Brief:
Reproduce the listing below in full and without alteration, apart from its pictures.
— START OF Source data —
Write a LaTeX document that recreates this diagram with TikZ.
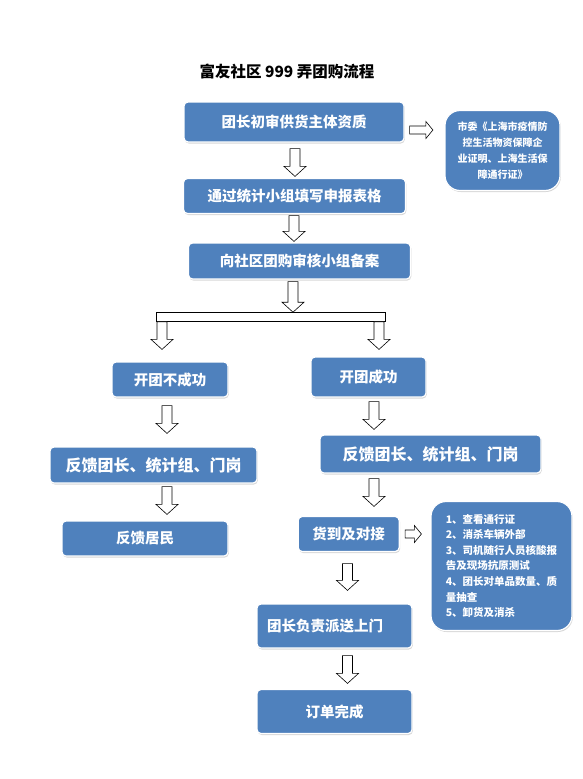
\documentclass[tikz,border=0pt]{standalone}
\usepackage{fontspec}
\setmainfont{Noto Sans CJK SC}
\usetikzlibrary{calc,shadows}

\definecolor{boxblue}{RGB}{79,129,189}

% hollow block arrows: #1 position across, #2 from, #3 to, #4/#5 gaps at the ends
\newcommand*{\vblock}[5]{%
	\draw[blockarrow] let \p1=(#2.south), \p2=(#3.north) in
		(#1pt-5pt,\y1-#4pt) -- (#1pt+5pt,\y1-#4pt) -- (#1pt+5pt,\y2+#5pt+10pt)
		-- (#1pt+11pt,\y2+#5pt+10pt) -- (#1pt,\y2+#5pt) -- (#1pt-11pt,\y2+#5pt+10pt)
		-- (#1pt-5pt,\y2+#5pt+10pt) -- cycle;}
\newcommand*{\hblock}[5]{%
	\draw[blockarrow] let \p1=(#2.east), \p2=(#3.west) in
		(\x1+#4pt,-#1pt+4pt) -- (\x2-#5pt-7pt,-#1pt+4pt) -- (\x2-#5pt-7pt,-#1pt+8.5pt)
		-- (\x2-#5pt,-#1pt) -- (\x2-#5pt-7pt,-#1pt-8.5pt) -- (\x2-#5pt-7pt,-#1pt-4pt)
		-- (\x1+#4pt,-#1pt-4pt) -- cycle;}

\begin{document}
\begin{tikzpicture}
[
	flowbox/.style={rectangle,rounded corners=4pt,fill=boxblue,draw=white,line width=1.2pt,
		drop shadow={shadow xshift=0.8pt,shadow yshift=-1.5pt,fill=black!30},
		text=white,font=\bfseries\fontsize{14.5pt}{17pt}\selectfont,inner sep=0pt},
	notebox/.style={flowbox,rounded corners=15pt,font=\bfseries\fontsize{10.5pt}{15.6pt}\selectfont},
	splitbar/.style={rectangle,draw,fill=white,line width=0.6pt,inner sep=0pt},
	blockarrow/.style={draw,fill=white,line width=0.6pt,line join=miter},
	x=1pt,y=-1pt
]

	\fill[white] (0,0) rectangle (583,779);

	\node[font=\bfseries\fontsize{15.5pt}{18pt}\selectfont] at (287,72) (title) {富友社区 999 弄团购流程};

	% main column
	\node[flowbox,minimum width=220,minimum height=40] at (294,122) (b1) {团长初审供货主体资质};
	\node[flowbox,minimum width=222,minimum height=35] at (294.5,196) (b2) {通过统计小组填写申报表格};
	\node[flowbox,minimum width=222,minimum height=36] at (299.5,261) (b3) {向社区团购审核小组备案};
	\node[notebox,minimum width=115,minimum height=80,align=center,
		font=\bfseries\fontsize{10pt}{15.9pt}\selectfont] at (502.5,150.5) (note1)
		{市委《上海市疫情防\\控生活物资保障企\\业证明、上海生活保\\障通行证》};

	\node[splitbar,minimum width=228.5,minimum height=9] at (270.75,317) (split) {};

	% left branch
	\node[flowbox,minimum width=116,minimum height=35] at (170,379.5) (fail) {开团不成功};
	\node[flowbox,minimum width=207,minimum height=36,
		font=\bfseries\fontsize{16pt}{18pt}\selectfont] at (153.5,465) (fbl) {反馈团长、统计组、门岗};
	\node[flowbox,minimum width=166,minimum height=35] at (145,538.5) (resid) {反馈居民};

	% right branch
	\node[flowbox,minimum width=115,minimum height=40] at (368.5,377) (ok) {开团成功};
	\node[flowbox,minimum width=221,minimum height=38,
		font=\bfseries\fontsize{16pt}{18pt}\selectfont] at (430.5,454) (fbr) {反馈团长、统计组、门岗};
	\node[flowbox,minimum width=101,minimum height=35] at (348.7,534) (arrive) {货到及对接};
	\node[notebox,minimum width=141,minimum height=129,align=left] at (501.5,566) (note2)
		{1、查看通行证\\2、消杀车辆外部\\3、司机随行人员核酸报\\告及现场抗原测试\\4、团长对单品数量、质\\量抽查\\5、卸货及消杀};
	\node[flowbox,text width=135pt,inner xsep=10pt,align=left,minimum height=44] at (334.5,626) (deliv) {团长负责派送上门};
	\node[flowbox,minimum width=155,minimum height=44] at (334.5,711.5) (done) {订单完成};

	% arrows
	\vblock{295}{b1}{b2}{6}{1.5}
	\vblock{294}{b2}{b3}{1.5}{1}
	\vblock{293}{b3}{split}{2}{0}
	\vblock{162}{split}{fail}{0}{12}
	\vblock{379}{split}{ok}{0}{7}
	\vblock{167}{fail}{fbl}{8}{13}
	\vblock{167}{fbl}{resid}{3}{6}
	\vblock{374}{ok}{fbr}{4}{5}
	\vblock{374}{fbr}{arrive}{5}{9.5}
	\vblock{347.5}{arrive}{deliv}{11.5}{13}
	\vblock{347.5}{deliv}{done}{7}{5.5}
	\hblock{130}{b1}{note1}{5}{11.5}
	\hblock{534}{arrive}{note2}{5.3}{9}

\end{tikzpicture}
\end{document}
— END OF Source data —
Output of the exercise:
Write a LaTeX document that recreates this diagram with TikZ.
\documentclass[tikz,border=0pt]{standalone}
\usepackage{fontspec}
\setmainfont{Noto Sans CJK SC}
\usetikzlibrary{calc,shadows}

\definecolor{boxblue}{RGB}{79,129,189}

% hollow block arrows: #1 position across, #2 from, #3 to, #4/#5 gaps at the ends
\newcommand*{\vblock}[5]{%
	\draw[blockarrow] let \p1=(#2.south), \p2=(#3.north) in
		(#1pt-5pt,\y1-#4pt) -- (#1pt+5pt,\y1-#4pt) -- (#1pt+5pt,\y2+#5pt+10pt)
		-- (#1pt+11pt,\y2+#5pt+10pt) -- (#1pt,\y2+#5pt) -- (#1pt-11pt,\y2+#5pt+10pt)
		-- (#1pt-5pt,\y2+#5pt+10pt) -- cycle;}
\newcommand*{\hblock}[5]{%
	\draw[blockarrow] let \p1=(#2.east), \p2=(#3.west) in
		(\x1+#4pt,-#1pt+4pt) -- (\x2-#5pt-7pt,-#1pt+4pt) -- (\x2-#5pt-7pt,-#1pt+8.5pt)
		-- (\x2-#5pt,-#1pt) -- (\x2-#5pt-7pt,-#1pt-8.5pt) -- (\x2-#5pt-7pt,-#1pt-4pt)
		-- (\x1+#4pt,-#1pt-4pt) -- cycle;}

\begin{document}
\begin{tikzpicture}
[
	flowbox/.style={rectangle,rounded corners=4pt,fill=boxblue,draw=white,line width=1.2pt,
		drop shadow={shadow xshift=0.8pt,shadow yshift=-1.5pt,fill=black!30},
		text=white,font=\bfseries\fontsize{14.5pt}{17pt}\selectfont,inner sep=0pt},
	notebox/.style={flowbox,rounded corners=15pt,font=\bfseries\fontsize{10.5pt}{15.6pt}\selectfont},
	splitbar/.style={rectangle,draw,fill=white,line width=0.6pt,inner sep=0pt},
	blockarrow/.style={draw,fill=white,line width=0.6pt,line join=miter},
	x=1pt,y=-1pt
]

	\fill[white] (0,0) rectangle (583,779);

	\node[font=\bfseries\fontsize{15.5pt}{18pt}\selectfont] at (287,72) (title) {富友社区 999 弄团购流程};

	% main column
	\node[flowbox,minimum width=220,minimum height=40] at (294,122) (b1) {团长初审供货主体资质};
	\node[flowbox,minimum width=222,minimum height=35] at (294.5,196) (b2) {通过统计小组填写申报表格};
	\node[flowbox,minimum width=222,minimum height=36] at (299.5,261) (b3) {向社区团购审核小组备案};
	\node[notebox,minimum width=115,minimum height=80,align=center,
		font=\bfseries\fontsize{10pt}{15.9pt}\selectfont] at (502.5,150.5) (note1)
		{市委《上海市疫情防\\控生活物资保障企\\业证明、上海生活保\\障通行证》};

	\node[splitbar,minimum width=228.5,minimum height=9] at (270.75,317) (split) {};

	% left branch
	\node[flowbox,minimum width=116,minimum height=35] at (170,379.5) (fail) {开团不成功};
	\node[flowbox,minimum width=207,minimum height=36,
		font=\bfseries\fontsize{16pt}{18pt}\selectfont] at (153.5,465) (fbl) {反馈团长、统计组、门岗};
	\node[flowbox,minimum width=166,minimum height=35] at (145,538.5) (resid) {反馈居民};

	% right branch
	\node[flowbox,minimum width=115,minimum height=40] at (368.5,377) (ok) {开团成功};
	\node[flowbox,minimum width=221,minimum height=38,
		font=\bfseries\fontsize{16pt}{18pt}\selectfont] at (430.5,454) (fbr) {反馈团长、统计组、门岗};
	\node[flowbox,minimum width=101,minimum height=35] at (348.7,534) (arrive) {货到及对接};
	\node[notebox,minimum width=141,minimum height=129,align=left] at (501.5,566) (note2)
		{1、查看通行证\\2、消杀车辆外部\\3、司机随行人员核酸报\\告及现场抗原测试\\4、团长对单品数量、质\\量抽查\\5、卸货及消杀};
	\node[flowbox,text width=135pt,inner xsep=10pt,align=left,minimum height=44] at (334.5,626) (deliv) {团长负责派送上门};
	\node[flowbox,minimum width=155,minimum height=44] at (334.5,711.5) (done) {订单完成};

	% arrows
	\vblock{295}{b1}{b2}{6}{1.5}
	\vblock{294}{b2}{b3}{1.5}{1}
	\vblock{293}{b3}{split}{2}{0}
	\vblock{162}{split}{fail}{0}{12}
	\vblock{379}{split}{ok}{0}{7}
	\vblock{167}{fail}{fbl}{8}{13}
	\vblock{167}{fbl}{resid}{3}{6}
	\vblock{374}{ok}{fbr}{4}{5}
	\vblock{374}{fbr}{arrive}{5}{9.5}
	\vblock{347.5}{arrive}{deliv}{11.5}{13}
	\vblock{347.5}{deliv}{done}{7}{5.5}
	\hblock{130}{b1}{note1}{5}{11.5}
	\hblock{534}{arrive}{note2}{5.3}{9}

\end{tikzpicture}
\end{document}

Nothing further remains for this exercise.